LIN 646 Advanced Issues in Pragmatics 3 Credits (E)
Starting with the conceptual and theoretical foundations of pragmatics, the course also examines the key topics in pragmatics, the relationship between pragmatics and discourse, and pragmatics and cognition. This would be concluded with an overview of the methods and tools within this area of research.
LIN 672 Advanced Issues in Multilingualism 3 Credits (E)
Multilingualism and types of language policy decisions; factors that influence or determine language policy; majority versus minority language problems; language in education; language and politics; language planning and standardization; case studies of different multilingual nations especially Nigeria and other African countries.
LIN 682 Critical Discourse Analysis 3 Credits (E)

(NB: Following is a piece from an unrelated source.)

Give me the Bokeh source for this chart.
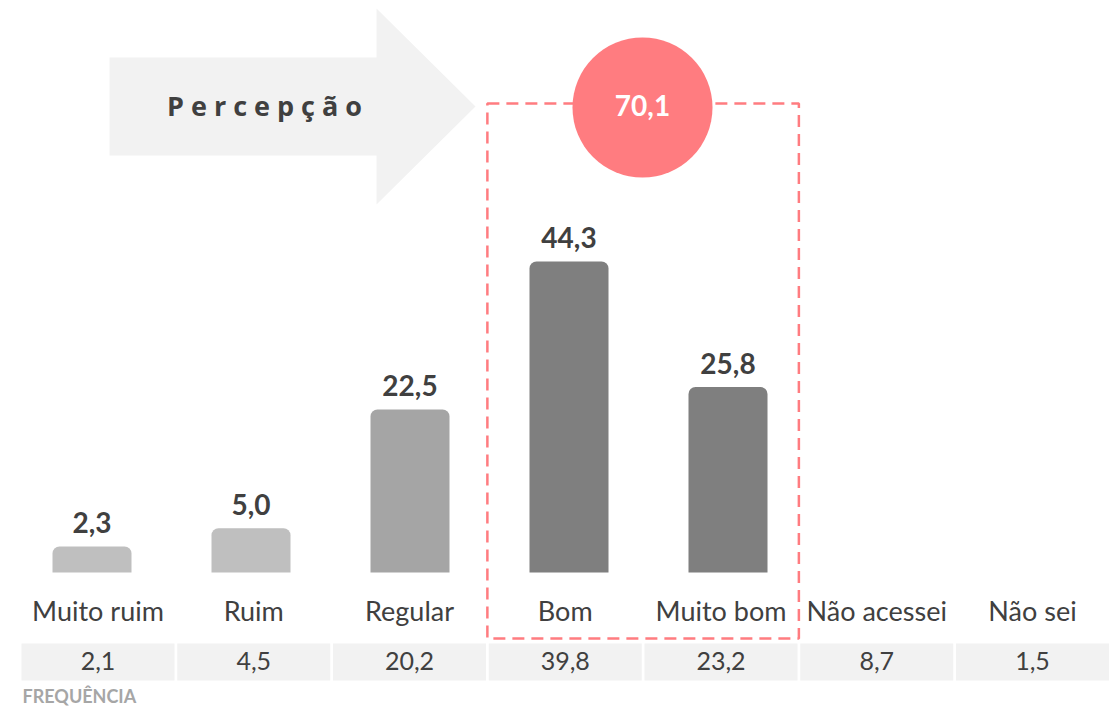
from bokeh.plotting import figure
from bokeh.models import Range1d, ColumnDataSource
from bokeh.core.properties import value
from bokeh.embed import file_html
from bokeh.resources import INLINE

# ---- data ----
categories = ["Muito ruim", "Ruim", "Regular", "Bom", "Muito bom", "Não acessei", "Não sei"]
percepcao_cats = ["Muito ruim", "Ruim", "Regular", "Bom", "Muito bom"]
percepcao = [2.3, 5.0, 22.5, 44.3, 25.8]
frequencia = [2.1, 4.5, 20.2, 39.8, 23.2, 8.7, 1.5]
destaque = ["Bom", "Muito bom"]
titulo = "Percepção"
rodape = "FREQUÊNCIA"

bar_colors = ["#bfbfbf", "#bfbfbf", "#a5a5a5", "#7f7f7f", "#7f7f7f"]
TXT = "#404040"
RED = "#ff7c80"
FONT = "Lato"


def fmt(v):
    return f"{v:.1f}".replace(".", ",")


W, H = 1109, 706
STEP = 155.75      # px per category (label / table grid)
BAR_STEP = 159.0   # px between bar centres
BAR0 = 91.5        # px of first bar centre
PXU = 6.786        # px per percentage point


# layout helpers (page pixel -> data space)
def X(px):
    return (px - 97.5) / STEP


def Y(py):
    return (561.6 - py) / PXU


p = figure(width=W, height=H,
           x_range=Range1d(X(0), X(W)),
           y_range=Range1d(Y(H), Y(0)),
           output_backend="svg", toolbar_location=None,
           x_axis_type=None, y_axis_type=None,
           min_border=0, min_border_left=0, min_border_right=0,
           min_border_top=0, min_border_bottom=0)
p.grid.visible = False
p.outline_line_color = None
p.background_fill_color = "white"
p.border_fill_color = "white"

idx = {c: i for i, c in enumerate(categories)}

# ---- arrow ----
ax = [109, 376, 376, 475, 376, 376, 109]
ay = [57, 57, 8, 106, 204, 155, 155]
p.patch([X(v) for v in ax], [Y(v) for v in ay], fill_color="#f2f2f2", line_color=None)
p.text(x=[X(264)], y=[Y(105)], text=[" ".join(titulo)],
       text_font=value("Open Sans"), text_font_size="27px", text_font_style="bold",
       text_color=TXT, text_align="center", text_baseline="middle")

# ---- highlight box ----
i0 = min(idx[c] for c in destaque)
i1 = max(idx[c] for c in destaque)
p.quad(left=[i0 - 0.5], right=[i1 + 0.5], top=[Y(103)], bottom=[Y(638)],
       fill_color=None, line_color=RED, line_width=2.5, line_dash="12 7")

# ---- bars ----
bx = [X(BAR0 + BAR_STEP * idx[c]) for c in percepcao_cats]
src = ColumnDataSource(dict(x=bx, top=percepcao, color=bar_colors,
                            label=[fmt(v) for v in percepcao]))
p.vbar(x="x", top="top", bottom=Y(572), width=79 / STEP, fill_color="color",
       line_color=None, source=src, border_radius=(7, 7, 0, 0))
p.text(x="x", y="top", text="label", source=src, y_offset=-24,
       text_font=value(FONT), text_font_size="28px", text_font_style="bold",
       text_color=TXT, text_align="center", text_baseline="middle")

# ---- circle with total ----
total = sum(v for c, v in zip(percepcao_cats, percepcao) if c in destaque)
p.scatter(x=[X(642)], y=[Y(107)], size=140, marker="circle",
          fill_color=RED, line_color=None)
p.text(x=[X(642)], y=[Y(105)], text=[fmt(total)],
       text_font=value(FONT), text_font_size="28px", text_font_style="bold",
       text_color="white", text_align="center", text_baseline="middle")

# ---- category labels ----
p.text(x=list(range(len(categories))), y=[Y(610)] * len(categories), text=categories,
       text_font=value(FONT), text_font_size="27px",
       text_color=TXT, text_align="center", text_baseline="middle")

# ---- frequency row ----
fx = list(range(len(categories)))
p.rect(x=fx, y=[Y(661.5)] * len(fx), width=153 / STEP, height=37 / PXU,
       fill_color="#f2f2f2", line_color=None)
p.text(x=fx, y=[Y(660)] * len(fx), text=[fmt(v) for v in frequencia],
       text_font=value(FONT), text_font_size="25px",
       text_color=TXT, text_align="center", text_baseline="middle")
p.text(x=[X(22)], y=[Y(695)], text=[rodape],
       text_font=value(FONT), text_font_size="18px", text_font_style="bold",
       text_color="#a6a6a6", text_align="left", text_baseline="middle")

open("out.html", "w").write(file_html(p, INLINE))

Critical discourse analysis (CDA) deals with language as a social practice. Topics covered include frameworks for studying discourse, ideologies and power relations in discourse, sociopolitical contexts of discourse, the relation of CDA to discourse analysis (CD) and critical linguistics. Methodologies and critique of CDA. Examples also drawn from within the Nigerian context shall constitute part of the course.
LIN 686 Seminar 3 Credits (C)
Each student presents a seminar which is normally related to his/her proposed thesis topics. Credit is given for content, presentation, and handling of discussion.
LIN 688 Thesis 6 Credits (C)
The thesis is to present the results of an original research topic. Credit is given for originality, presentation, and use of previous literature in the area.